There is also a third group, those who should examine what their competitors are doing: they have to consider relative price levels. This is a difficult issue, and it is hard to break free of regional realities. The country we examine the issue from is determinant. However, I do have some very good news for Hungarian consumers: for decades, Hungary was charged a premium compared to Western gas markets, but since the gas flows were reorganized in the past year or two thanks to TurkStream, it has received a discount on pricing. Previously, Hungarian actors did not have a chance at obtaining gas prices lower than German competitors, but now energy procurement experts have a duty of examining the issue.

We are just coming out of a gas crisis. In your opinion, has MET’s goodwill increased compared to three years ago or has it decreased due to the turmoil?

MET is now much more valuable than it was three years ago. Partly because our risk management tools withstood the tests very well and partly because we were able to continuously generate a profit: we didn’t slip off the straight and true path at any time. There are very few companies that can say that. We did not receive state subsidies from anyone and did not default on any bank contracts. This was because we refrained from speculations, we did not try to guess the direction the market was headed, and in general we stuck to dynamic risk management. This is what I referred to as one of MET’s pillars in my talk at the university: we monetize real options.

A large number of young people listened to your university lecture, and you consciously aimed your messages at the top ten percent.
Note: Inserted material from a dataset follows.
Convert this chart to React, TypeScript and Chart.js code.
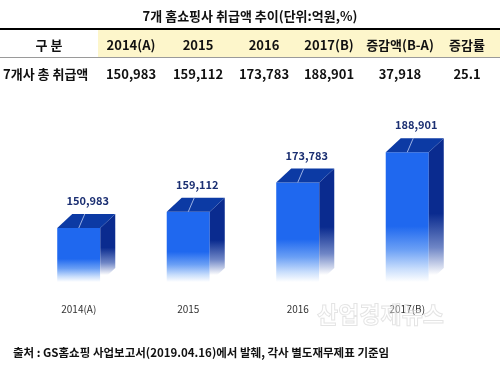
import React, { useEffect, useRef } from "react";
import { Chart, registerables } from "chart.js";

Chart.register(...registerables);

const FONT = '"Noto Sans CJK KR", "Noto Sans", sans-serif';

const title = "7개 홈쇼핑사 취급액 추이(단위:억원,%)";
const categories = ["2014(A)", "2015", "2016", "2017(B)"];
const values = [150983, 159112, 173783, 188901];
const headerFirst = "구 분";
const headerExtra = ["증감액(B-A)", "증감률"];
const rowLabel = "7개사 총 취급액";
const sourceNote = "출처 : GS홈쇼핑 사업보고서(2019.04.16)에서 발췌, 각사 별도재무제표 기준임";
const watermark = "산업경제뉴스";
const yMin = 124000;
const yMax = 215000;

const fmt = (v: number) => v.toLocaleString("en-US");
const diff = values[values.length - 1] - values[0];
const rate = ((diff / values[0]) * 100).toFixed(1);

const headerCells = [headerFirst, ...categories, ...headerExtra];
const rowCells = [rowLabel, ...values.map(fmt), fmt(diff), rate];
const colCenters = [49, 131, 198, 264, 329, 400, 467];

const DX = 15;
const DY = 14;

const cubePlugin = {
  id: "cube3d",
  afterDatasetsDraw(chart: any) {
    const ctx = chart.ctx;
    const meta = chart.getDatasetMeta(0);
    const bottom = chart.chartArea.bottom;
    meta.data.forEach((bar: any, i: number) => {
      const p = bar.getProps(["x", "y", "base", "width"], true);
      const x = p.x;
      const y = p.y;
      const width = p.width;
      const base = Math.min(p.base, bottom);
      const l = x - width / 2;
      const r = x + width / 2;
      ctx.save();
      // side face
      const sg = ctx.createLinearGradient(0, y - DY, 0, base - DY / 2);
      sg.addColorStop(0, "#0a2b8f");
      sg.addColorStop(0.55, "#0a2b8f");
      sg.addColorStop(0.8, "#6f86c6");
      sg.addColorStop(1, "#ffffff");
      ctx.fillStyle = sg;
      ctx.beginPath();
      ctx.moveTo(r, y);
      ctx.lineTo(r + DX, y - DY);
      ctx.lineTo(r + DX, base - DY);
      ctx.lineTo(r, base);
      ctx.closePath();
      ctx.fill();
      // top face
      ctx.fillStyle = "#0c3aa4";
      ctx.beginPath();
      ctx.moveTo(l, y);
      ctx.lineTo(r, y);
      ctx.lineTo(r + DX, y - DY);
      ctx.lineTo(l + DX, y - DY);
      ctx.closePath();
      ctx.fill();
      // leader line
      ctx.strokeStyle = "rgba(170,190,235,0.9)";
      ctx.lineWidth = 1;
      ctx.beginPath();
      ctx.moveTo(x, y);
      ctx.lineTo(x + 6, y - DY);
      ctx.stroke();
      // value label
      ctx.fillStyle = "#1b2f72";
      ctx.font = `bold 11px ${FONT}`;
      ctx.textAlign = "center";
      ctx.textBaseline = "middle";
      ctx.fillText(fmt(values[i]), x + 9, y - 27);
      ctx.restore();
    });
  },
};

function ChartCanvas() {
  const ref = useRef<HTMLCanvasElement>(null);
  useEffect(() => {
    if (!ref.current) return;
    const chart = new Chart(ref.current, {
      type: "bar",
      data: {
        labels: categories,
        datasets: [
          {
            data: values,
            borderWidth: 0,
            barPercentage: 0.393,
            categoryPercentage: 1,
            backgroundColor: (c: any) => {
              const ch = c.chart;
              const area = ch.chartArea;
              if (!area || c.raw === undefined) return "#1e66ee";
              const top = ch.scales.y.getPixelForValue(c.raw);
              const g = ch.ctx.createLinearGradient(0, top, 0, area.bottom);
              g.addColorStop(0, "#1f68ef");
              g.addColorStop(0.57, "#1f68ef");
              g.addColorStop(0.75, "#6a9ff5");
              g.addColorStop(0.9, "#c9defc");
              g.addColorStop(1, "#ffffff");
              return g;
            },
          },
        ],
      },
      options: {
        animation: false,
        responsive: false,
        layout: { padding: { left: 24, right: 38, top: 100, bottom: 34 } },
        plugins: { legend: { display: false }, tooltip: { enabled: false } },
        scales: {
          x: {
            grid: { display: false, drawTicks: false },
            border: { display: false },
            ticks: { padding: 21, color: "#333", font: { family: FONT, size: 10 } },
          },
          y: { display: false, min: yMin, max: yMax },
        },
      },
      plugins: [cubePlugin],
    } as any);
    return () => chart.destroy();
  }, []);
  return (
    <canvas
      ref={ref}
      width={500}
      height={370}
      style={{ position: "absolute", left: 0, top: 0, width: 500, height: 370 }}
    />
  );
}

export default function App() {
  const cell = (text: string, i: number, top: number, row: number) => {
    const left = row === 1 && i === 0;
    return (
      <div
        key={`${row}-${i}`}
        style={{
          position: "absolute",
          top,
          left: left ? 3 : colCenters[i] - 50,
          width: left ? 110 : 100,
          height: 20,
          lineHeight: "20px",
          textAlign: left ? "left" : "center",
          fontWeight: "bold",
          fontSize: 13,
          color: "#111",
          whiteSpace: "nowrap",
        }}
      >
        {text}
      </div>
    );
  };
  return (
    <div
      style={{
        position: "fixed",
        left: 0,
        top: 0,
        width: 500,
        height: 370,
        background: "#fff",
        overflow: "hidden",
        fontFamily: FONT,
      }}
    >
      <ChartCanvas />
      <div
        style={{
          position: "absolute",
          top: 6,
          left: 0,
          width: 500,
          textAlign: "center",
          fontWeight: "bold",
          fontSize: 13,
          lineHeight: "20px",
          color: "#111",
        }}
      >
        {title}
      </div>
      <div style={{ position: "absolute", left: 98, top: 30, width: 402, height: 27, background: "#fdf6cb" }} />
      <div style={{ position: "absolute", left: 0, top: 28, width: 500, height: 2, background: "#000" }} />
      <div style={{ position: "absolute", left: 0, top: 57, width: 500, height: 1, background: "#9a9a9a" }} />
      {headerCells.map((t, i) => cell(t, i, 35, 0))}
      {rowCells.map((t, i) => cell(t, i, 64, 1))}
      <div
        style={{
          position: "absolute",
          left: 317,
          top: 297,
          fontSize: 23,
          fontWeight: "bold",
          color: "rgba(255,255,255,0.35)",
          WebkitTextStroke: "1px rgba(205,205,205,0.55)",
          whiteSpace: "nowrap",
          lineHeight: "32px",
        }}
      >
        {watermark}
      </div>
      <div
        style={{
          position: "absolute",
          left: 13,
          top: 343,
          fontSize: 11.5,
          fontWeight: "bold",
          lineHeight: "18px",
          color: "#111",
          whiteSpace: "nowrap",
        }}
      >
        {sourceNote}
      </div>
    </div>
  );
}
Portfolio is also organizing a large GenZ conference in May, which leads me to my next question: in your experience, are potential generation Z employees drawn to the energy industry and the persevering hard work it requires?

The corporate leaders of my generation are often criticized, telling us we have to accept that the current generation is not the same, that today’s youth are not willing to buy into the work hard-play hard city lifestyle offered by London or New York. I am often told that today’s young people are not willing to work as much as we demand. In my experience, people who do not enjoy working do not spend a lot of time with us, simply because they don’t feel at home.

My own HR philosophy is different than the usual: I like to bet on young people, on freshness, on dynamism, and they always bring something new to the table. I will forever be an optimist: I don’t believe that the entire young generation is demotivated and unprepared to face the world. Many talented young people look back two or three generations and use the experiences they gain to develop a method that allows them to enjoy success. When these young people get to the point where they can take over a position in executive management, allowing them to shape the world, we will be surprised, in a good way.

Regarding GenZ’s corporate integration, I think we have to understand them, we have to do something better, we have to formulate things in a better way. All in all, I am not worried about the topic, all we have to do is use a different approach. Human nature has not changed.